For individuals, the information may include:

  • Full name
  • Date of birth
  • Residential address
  • National identification number
  • ID expiration date
  • Copy of ID
  • Phone number
  • Email address

KYC documents for individuals

The supporting documentation may include:

  • High-resolution scans of an official ID document
  • Proof of address, such as a recent utility bill or a bank statement
  • Tax returns 

Customer due diligence checklist for businesses

For businesses, the information may include:

  • Full legal name and address
  • Company identification/tax number
  • VAT or GST number
  • Status 
  • Personal details of present directors or owners

KYC documents for businesses

The supporting documentation may include: 

  • Certificate of incorporation 
  • Proof of company address, such as a utility bill
  • High-resolution scans of an official ID document of the director(s) and the contact person
  • Tax return statements of the company’s director(s) and the contact person

CDD checklist for high-risk accounts

If a customer’s risk profile indicates that enhanced due diligence is required, an institution may decide to collect additional information like:

  • Source of funds and wealth
  • Occupation or type of business
  • Financial statements
  • Customer location
  • Principal place of business
  • The proximity of the customer’s residence, place of employment, or place of business to the institution
  • The geographical area in which the customer conducts business
  • The expected number of domestic and international transactions
  • Description of business operations (e.g., total sales)

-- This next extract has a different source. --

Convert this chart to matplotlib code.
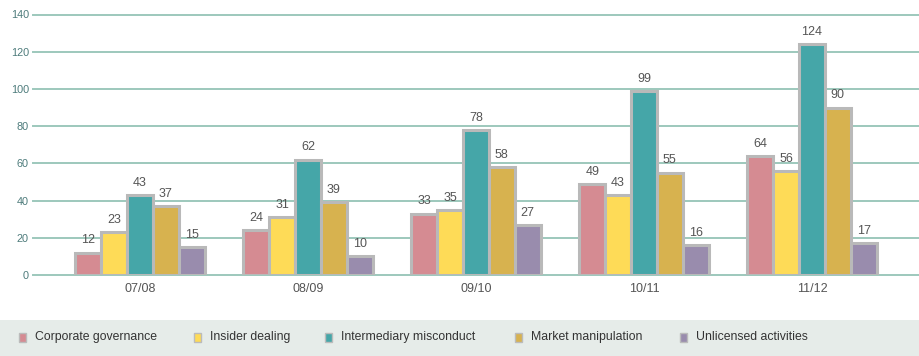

The effect of KYC verification on customer experience

The CDD procedures necessary for KYC verification place a burden on salespeople at financial institutions, most of whom now spend 27% of their working week onboarding new clients due to KYC requirements.

In addition to the time and money it takes to comply with KYC regulations, a survey of 466 Money Laundering Reporting Officers found that most respondents worried about losing customers due to CDD procedures. 

The survey officers were concerned that they would alienate customers. The process also leads to additional friction during the sales process. 

Complete your KYC checklist without hurting customer experience

At best, KYC verification is a nuisance for customers. At worst, it can be intimidating and confusing. And conducting customer due diligence online can exacerbate the problem.

If a customer has technical problems with an electronic KYC (eKYC) process or can’t produce the required documentation, they might abandon their application. That’s why the process needs to be as straightforward as possible. 

But it becomes much easier if both parties are literally on the same page. 

Improve eKYC with co-browsing

Co-browsing enhances the eKYC process by allowing an agent of the institution to open a co-browsing session with the customer to facilitate the verification of customer information and also the exchange and signature of documents.

If necessary (with business customers, for example), the agent can include multiple participants in the same session. That improves customer experience by allowing the agent to walk customers through the KYC process in their browser.

Then, when it’s time for the customer to take action, the agent can give them control of the session to fill in information.  

Video KYC

A co-browsing session also includes voice or video chat, so the experience replicates the in-person interactions that the institution has with local customers. Agents can also use the video chat feature for some of the items on your KYC checklist (e.g., to capture a live photo of a customer). 

The benefits of adding co-browsing to the KYC verification process

In addition to making eKYC verification customer friendly, co-browsing offers a number of other benefits for financial institutions. 

  1. It makes your customers comfortable. Some tools that facilitate eKYC require customers to go to a third-party website. But if you use Surfly’s Co-browsing technology, your customers will be able to launch a co-browsing session from your website so they know they’re dealing with your company and not someone who’s trying to steal their information.
  2. It’s easy to set up. Sometimes new technology requires a team of developers or a lot of training, but that’s not the case with co-browsing. There is no download required and no external software.
  3. It’s fast. Unlike screen sharing technology that is based on sharing pixels, Surfly’s Co-browsing solution takes the code from any website and transmits that to each participant to recreate the website instantaneously. That means customers with slower internet speeds will still have a smooth experience.
  4. It protects your customers’ privacy. Surfly automatically hides fields that contain sensitive information. For example, if a customer needs to enter their Social Security number, Surfly will hide that information from the agent.

Add co-browsing to your CDD checklist

Co-browsing software can shorten the time both you and customers spend completing your CDD checklist. It also makes it easier for sales teams to build long-term relationships with customers which leads to increased customer engagement. So add co-browsing as the first step in your KYC checklist to improve the customer experience.